The significance of this duet is that it is the final glimpse of innocence we see before the storyline plunges into its tragic course of destruction; it is truly the rose before the fire. Here, the Spanish soldier Don José and his beautiful fiancée Micaëla longingly dream about their home in the village, and while the subject matter concerns almost entirely José’s mother, such topic creates a perfect setting, pastoral and romantic, for the expression of their unspoken love. In this Romantic Period of opera, compared to Mozart’s time, there is a shift of emphasis to the outpouring of emotions, characterized by major advances such as looser phrase structures, greater diversity of harmonies, and a larger orchestra (the orchestra in Carmen featured at least forty musicians). Indeed, we hear a wonderful marriage of poetry and poignancy with a sensible flow and simplicity in “Parle-moi de ma mère”, a passionate duet decorated by lush figures in the strings. However, despite such revolutionary employment of the orchestra by Bizet in his final opera, it serves for the most part as merely an accompaniment, a supporting background. As we shall see in the next section, our psychological concept of the “freedom of romantic expression” cannot be complete without a complete lack of musical restraint, which entails releasing the orchestra itself from its cage, in which it arduously struggles to be set free.

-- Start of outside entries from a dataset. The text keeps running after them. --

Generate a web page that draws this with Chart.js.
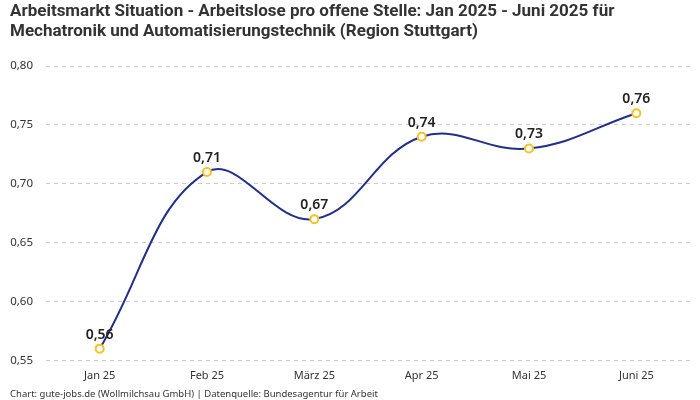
<!DOCTYPE html>
<html>
<head>
<meta charset="utf-8">
<script src="https://cdn.jsdelivr.net/npm/chart.js@4"></script>
<style>
  html, body { margin: 0; padding: 0; background: #fff; }
  #wrap { width: 700px; height: 400px; position: relative; }
</style>
</head>
<body>
<div id="wrap"><canvas id="chart"></canvas></div>
<script>
const months = ['Jan 25', 'Feb 25', 'März 25', 'Apr 25', 'Mai 25', 'Juni 25'];
const ratio = [0.56, 0.71, 0.67, 0.74, 0.73, 0.76];
const titleLines = [
    'Arbeitsmarkt Situation - Arbeitslose pro offene Stelle: Jan 2025 - Juni 2025 für',
    'Mechatronik und Automatisierungstechnik (Region Stuttgart)'
];
const sourceText = 'Chart: gute-jobs.de (Wollmilchsau GmbH) | Datenquelle: Bundesagentur für Arbeit';

const fmt = v => v.toFixed(2).replace('.', ',');

// draws value labels above each point
const valueLabels = {
    id: 'valueLabels',
    afterDatasetsDraw(chart) {
        const ctx = chart.ctx;
        const meta = chart.getDatasetMeta(0);
        ctx.save();
        ctx.font = '600 14px "Noto Sans", sans-serif';
        ctx.fillStyle = '#222';
        ctx.textAlign = 'center';
        ctx.textBaseline = 'bottom';
        meta.data.forEach((pt, i) => {
            ctx.fillText(fmt(ratio[i]), pt.x, pt.y - 7);
        });
        ctx.restore();
    }
};

new Chart(document.getElementById('chart'), {
    type: 'line',
    data: {
        labels: months,
        datasets: [{
            data: ratio,
            borderColor: '#1f2f8f',
            borderWidth: 2,
            tension: 0.4,
            pointRadius: 4,
            pointBorderWidth: 2,
            pointBackgroundColor: '#ffffff',
            pointBorderColor: '#f7c21b'
        }]
    },
    options: {
        responsive: true,
        maintainAspectRatio: false,
        animation: false,
        layout: { padding: { left: 10, right: 10, top: 0, bottom: 0 } },
        plugins: {
            legend: { display: false },
            tooltip: { enabled: false },
            title: {
                display: true,
                text: titleLines,
                align: 'start',
                color: '#333',
                font: { family: '"Liberation Sans Narrow", "Roboto", sans-serif', size: 17, weight: 'bold', lineHeight: 1.15 },
                padding: { top: 2, bottom: 25 }
            },
            subtitle: {
                display: true,
                position: 'bottom',
                text: sourceText,
                align: 'start',
                color: '#333',
                font: { family: '"Noto Sans", sans-serif', size: 9.5 },
                padding: { top: 5, bottom: 0 }
            }
        },
        scales: {
            x: {
                offset: true,
                grid: { display: false },
                border: { display: false },
                ticks: { color: '#333', font: { family: '"Noto Sans", sans-serif', size: 11 }, padding: 1 }
            },
            y: {
                min: 0.55,
                max: 0.80,
                afterFit: s => { s.width = 36; },
                ticks: {
                    stepSize: 0.05,
                    color: '#333',
                    font: { family: '"Noto Sans", sans-serif', size: 11.5 },
                    padding: 13,
                    callback: v => fmt(v)
                },
                border: { display: false, dash: [4, 4] },
                grid: { color: '#cccccc', drawTicks: false }
            }
        }
    },
    plugins: [valueLabels]
});
</script>
</body>
</html>
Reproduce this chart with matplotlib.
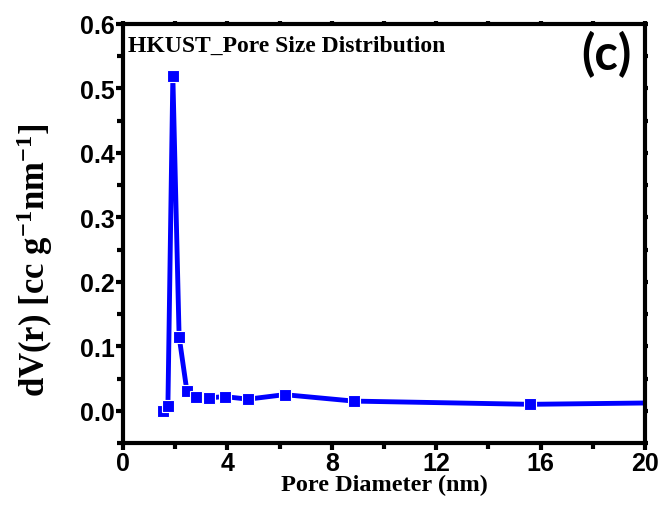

Giacomo Puccini (1858-1924): Love Duet from Madama Butterfly (1904)

The great Italian composer Giacomo Puccini actually began his compositional career producing music for the church, but not long after turned to opera. Puccini probably realized early on that he could never fulfill the modest and reserved conventions of church music. We see this all too clearly in Madama Butterfly, an opera telling of the ill-fated love between an American captain and an innocent little Japanese girl. Indeed, the Love Duet which powerfully concludes Act I exhibits a complete absence of emotional control; here everything is unleashed. As the music enters our ears it splits open our mind and releases our subconscious, which tortures us with divine flames of catharsis. Oh how we cry and tremble! Within our heart an indescribable fear is realized, and yet we cannot tear ourselves away from the music, until it gradually consumes our soul. Aside from the chest-splitting vocal passages which Puccini is so well-known for, another major factor which gives Puccinian operas their unique feel is the extraordinary role that is performed by the orchestra. It is almost as if the orchestra itself is a narrator, recounting the story as the characters play it out in real time. At times it reinforces the plot, and at other times brings out subtle nuances and ominous foreshadows that the characters themselves do not even show. Finally, Puccini abandons the concept of absolute phrase structure with resolution. Every note, harmony, texture, timbre, every sound, exists to serve but one purpose: to portray the lovers’ fiery, single-minded passion for one another.



Here ends our journey, for now… On this tour through the history of the operatic love song we explored from the fiery turbulence of Handel, to the playful glee of Mozart, to the idyllic tenderness of Bizet, and finally to the passionate sensualism of Puccini. By their contributions the love song will never be the same. I sometimes wonder what romantic music would be like today had it not evolved from the Baroque times. Would we still be singing something like: “Oh my love, thou art like Venus (in other words, “sexy”). And I watch you, upon the heights of Mount Olympus (in other words, “from my balcony”)”? So this Valentine’s season, however you decide to express your passion musically for your significant other, whether through a soft, slow jazz CD or a guitar ballad that you wrote yourself, appreciate how much sweat and blood it cost those before you to buy you such privilege of free, uncensored expression. Remember the noble works of the great masters of opera.